MULTIMODAL TASK EXECUTION AND TEXT EDITING FOR A WEARABLE SYSTEM

Publication number:

US20260079566

Publication date:
Section:

Physics

Class:

G06F3/011

Inventors:

Applicant:

Smart overview of the Invention

Wearable systems described here utilize multiple input modes such as gestures, head pose, eye gaze, voice, and environmental factors to execute commands and interact with objects in a 3D environment. These inputs allow users to perform tasks like composing, selecting, or editing text within virtual or augmented reality settings. The combination of inputs enhances accuracy and reduces errors, making interaction more seamless and intuitive.

Technical Field and Background

This innovation pertains to virtual reality (VR), augmented reality (AR), and mixed reality (MR) systems, focusing on user interaction with virtual objects or text in a 3D space. Traditional computing systems often rely on single-input methods like keyboards or mice, which can be limiting in dynamic VR/AR/MR environments. The complexity of human visual perception and the need for natural interactions in these environments present significant challenges, which the described systems aim to address.

Multimodal Inputs for Enhanced Interaction

Wearable devices can parse multimodal inputs to interact with virtual objects, determining which objects to operate on and what operations to execute. For instance, combining voice commands with eye gaze and hand gestures allows for precise control over object manipulation, such as moving or resizing. This approach reduces the specificity required in commands and minimizes errors, enhancing the user experience in 3D environments.

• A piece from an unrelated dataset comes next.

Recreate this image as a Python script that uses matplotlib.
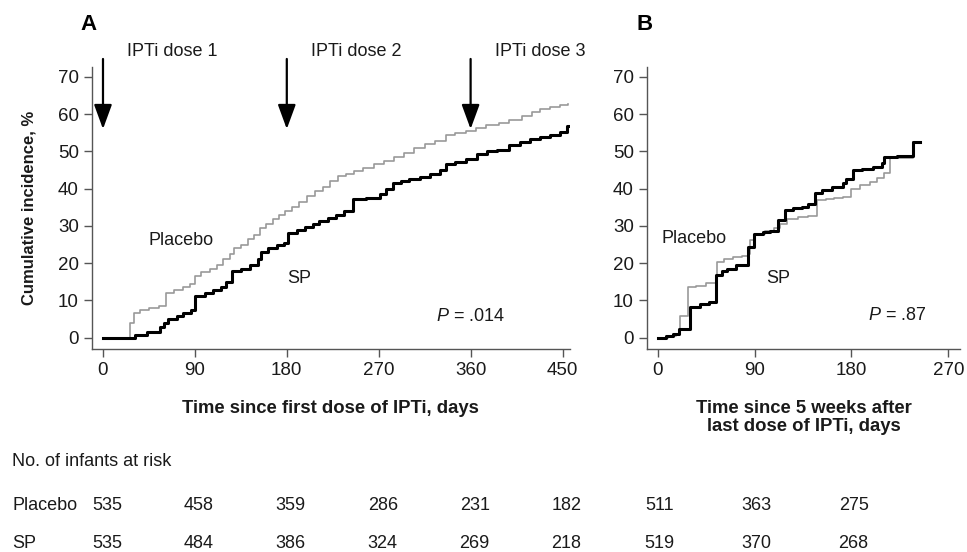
import matplotlib
matplotlib.use("Agg")
import matplotlib.pyplot as plt
from matplotlib.transforms import blended_transform_factory

plt.rcParams['font.family'] = ['Liberation Sans', 'DejaVu Sans']
plt.rcParams['mathtext.fontset'] = 'custom'
plt.rcParams['mathtext.it'] = 'Liberation Sans:italic'

# Panel A: time since first dose of IPTi (days) vs cumulative incidence (%)
a_placebo_days = [0, 26, 30, 36, 45, 55, 62, 70, 78, 85, 90, 96, 105, 112, 118, 124,
                  128, 135, 142, 148, 154, 160, 166, 172, 178, 185, 192, 200, 208, 215,
                  222, 230, 238, 246, 255, 265, 275, 285, 295, 305, 315, 325, 336, 345,
                  355, 365, 375, 388, 398, 410, 420, 428, 438, 448, 455]
a_placebo_vals = [0, 4.0, 6.5, 7.5, 8.0, 8.5, 12.0, 12.8, 13.5, 14.5, 16.5, 17.5, 18.5,
                  19.5, 21.0, 22.5, 24.0, 25.0, 26.5, 27.5, 29.5, 30.5, 31.8, 33.0, 34.0,
                  35.0, 36.5, 38.0, 39.5, 40.5, 42.0, 43.5, 44.0, 44.8, 45.5, 46.5, 47.5,
                  48.5, 49.5, 51.0, 52.0, 52.8, 54.5, 55.0, 55.5, 56.2, 57.0, 57.5, 58.5,
                  59.5, 60.5, 61.3, 62.0, 62.5, 62.8]
a_sp_days = [0, 31, 43, 56, 60, 64, 72, 78, 86, 90, 100, 108, 116, 120, 126, 135, 144,
             152, 155, 162, 170, 177, 181, 190, 198, 206, 212, 220, 228, 236, 245, 258,
             271, 277, 284, 292, 300, 310, 320, 330, 336, 345, 355, 366, 376, 386, 398,
             408, 418, 428, 438, 448, 454, 456]
a_sp_vals = [0, 0.8, 1.4, 2.8, 4.0, 5.0, 5.8, 6.5, 7.5, 11.3, 12.0, 12.7, 13.5, 15.0,
             18.0, 18.5, 19.5, 21.0, 23.0, 24.0, 24.8, 25.5, 28.2, 29.0, 29.8, 30.5,
             31.2, 32.0, 33.0, 34.0, 37.2, 37.5, 38.5, 40.0, 41.5, 42.0, 42.5, 43.2,
             43.8, 45.0, 46.5, 47.2, 48.0, 49.2, 50.0, 50.5, 51.8, 52.5, 53.2, 53.8,
             54.5, 55.3, 56.8, 56.8]

# Panel B: time since 5 weeks after last dose
b_placebo_days = [0, 10, 17, 21, 28, 36, 45, 55, 62, 70, 78, 84, 86, 90, 100, 108, 114,
                  120, 130, 140, 148, 156, 164, 172, 180, 188, 197, 204, 210, 216, 226,
                  237, 244]
b_placebo_vals = [0, 0.4, 1.0, 5.9, 13.5, 14.0, 14.8, 20.3, 21.0, 21.6, 22.0, 22.5, 26.1,
                  27.9, 28.5, 29.5, 30.6, 31.9, 32.3, 32.6, 36.9, 37.3, 37.6, 37.8, 40.0,
                  41.0, 41.8, 42.8, 44.1, 48.1, 48.3, 52.6, 52.6]
b_sp_days = [0, 8, 14, 20, 30, 39, 48, 54, 60, 64, 73, 84, 89, 98, 104, 112, 118, 126,
             134, 140, 146, 153, 162, 172, 175, 181, 190, 200, 208, 210, 222, 237, 244]
b_sp_vals = [0, 0.4, 1.0, 2.3, 8.2, 9.1, 9.5, 16.7, 17.8, 18.5, 19.4, 24.3, 27.9, 28.3,
             28.7, 31.5, 34.4, 34.7, 35.1, 36.0, 38.7, 39.6, 40.5, 41.4, 42.7, 45.0,
             45.3, 45.9, 46.8, 48.5, 48.7, 52.6, 52.6]

a_ticks = [0, 90, 180, 270, 360, 450]
b_ticks = [0, 90, 180, 270]
y_ticks = [0, 10, 20, 30, 40, 50, 60, 70]
dose_days = [0, 180, 360]
dose_labels = ["IPTi dose 1", "IPTi dose 2", "IPTi dose 3"]

# numbers at risk
risk_a_days = [0, 90, 180, 270, 360, 450]
risk_a_placebo = [535, 458, 359, 286, 231, 182]
risk_a_sp = [535, 484, 386, 324, 269, 218]
risk_b_days = [0, 90, 180]
risk_b_placebo = [511, 363, 275]
risk_b_sp = [519, 370, 268]

fig = plt.figure(figsize=(9.67, 5.52), dpi=100)
axA = fig.add_axes([0.0951, 0.368, 0.494, 0.511])
axB = fig.add_axes([0.669, 0.368, 0.324, 0.511])

spine_col = '#555555'
text_col = '#1a1a1a'
for ax in (axA, axB):
    for s in ('top', 'right'):
        ax.spines[s].set_visible(False)
    for s in ('left', 'bottom'):
        ax.spines[s].set_color(spine_col)
        ax.spines[s].set_linewidth(1.0)
    ax.tick_params(colors=spine_col, labelcolor=text_col, labelsize=13.5,
                   length=6, width=1.0)
    ax.set_yticks(y_ticks)
    ax.set_ylim(-3, 72.7)

axA.step(a_placebo_days, a_placebo_vals, where='post', color='#999999', lw=1.2)
axA.step(a_sp_days, a_sp_vals, where='post', color='black', lw=2.2)
axA.set_xlim(-10.8, 457)
axA.set_xticks(a_ticks)

axB.step(b_placebo_days, b_placebo_vals, where='post', color='#999999', lw=1.2)
axB.step(b_sp_days, b_sp_vals, where='post', color='black', lw=2.2)
axB.set_xlim(-10, 281)
axB.set_xticks(b_ticks)

# dose arrows
for d, lab in zip(dose_days, dose_labels):
    axA.annotate('', xy=(d, 56), xytext=(d, 74.8), annotation_clip=False,
                 arrowprops=dict(arrowstyle='-|>,head_length=0.6,head_width=0.22',
                                 color='black', lw=1.6, mutation_scale=25,
                                 shrinkA=0, shrinkB=0))
    axA.text(d + 24, 76.9, lab, fontsize=13, color=text_col, ha='left', va='center',
             clip_on=False)

fig.text(80 / 967, 1 - 24 / 552, 'A', fontsize=16, fontweight='bold',
         ha='left', va='center')
fig.text(636 / 967, 1 - 25 / 552, 'B', fontsize=16, fontweight='bold',
         ha='left', va='center')

axA.text(45, 26, 'Placebo', fontsize=13, color=text_col, ha='left', va='center')
axA.text(180, 16, 'SP', fontsize=13, color=text_col, ha='left', va='center')
axA.text(326, 5.6, '$P$ = .014', fontsize=13, color=text_col, ha='left', va='center')
axB.text(4, 26.5, 'Placebo', fontsize=13, color=text_col, ha='left', va='center')
axB.text(101, 15.8, 'SP', fontsize=13, color=text_col, ha='left', va='center')
axB.text(195, 6, '$P$ = .87', fontsize=13, color=text_col, ha='left', va='center')

axA.set_xlabel('Time since first dose of IPTi, days', fontsize=13.3,
               fontweight='bold', color=text_col, labelpad=15)
axB.set_xlabel('Time since 5 weeks after\nlast dose of IPTi, days', fontsize=13.3,
               fontweight='bold', color=text_col, labelpad=15, linespacing=1.1)
axA.set_ylabel('Cumulative incidence, %', fontsize=12, fontweight='bold',
               color=text_col, labelpad=15)

# at-risk table
tsize = 13
fig.text(12 / 967, 1 - 462 / 552, 'No. of infants at risk', fontsize=tsize,
         color=text_col, ha='left', va='center')
row_y = [1 - 505 / 552, 1 - 543 / 552]
for y, lab in zip(row_y, ['Placebo', 'SP']):
    fig.text(12 / 967, y, lab, fontsize=tsize, color=text_col, ha='left', va='center')
trA = blended_transform_factory(axA.transData, fig.transFigure)
trB = blended_transform_factory(axB.transData, fig.transFigure)
for vals, y in ((risk_a_placebo, row_y[0]), (risk_a_sp, row_y[1])):
    for d, v in zip(risk_a_days, vals):
        axA.text(d + 4, y, str(v), transform=trA, fontsize=tsize, color=text_col,
                 ha='center', va='center', clip_on=False)
for vals, y in ((risk_b_placebo, row_y[0]), (risk_b_sp, row_y[1])):
    for d, v in zip(risk_b_days, vals):
        axB.text(d + 2, y, str(v), transform=trB, fontsize=tsize, color=text_col,
                 ha='center', va='center', clip_on=False)

fig.savefig('out.png', dpi=100)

Text Interaction and Editing

The wearable system supports text interaction using multimodal inputs, allowing users to compose and edit text efficiently. Users can dictate text using voice commands and select or edit it using eye gaze or gestures. This multimodal approach overcomes the limitations of single-mode inputs, such as the slow speed of virtual keyboards or the error-prone nature of voice inputs alone, by combining the strengths of different input modes.

Benefits and Advantages

The described system not only improves interaction precision but can also reduce hardware costs by using lower-resolution components effectively. For example, combining voice commands with low-resolution eye-tracking can achieve accurate task execution without the need for expensive, high-resolution equipment. These multimodal input techniques offer robust, cost-effective solutions for interacting with VR/AR/MR devices, enhancing both user experience and system efficiency.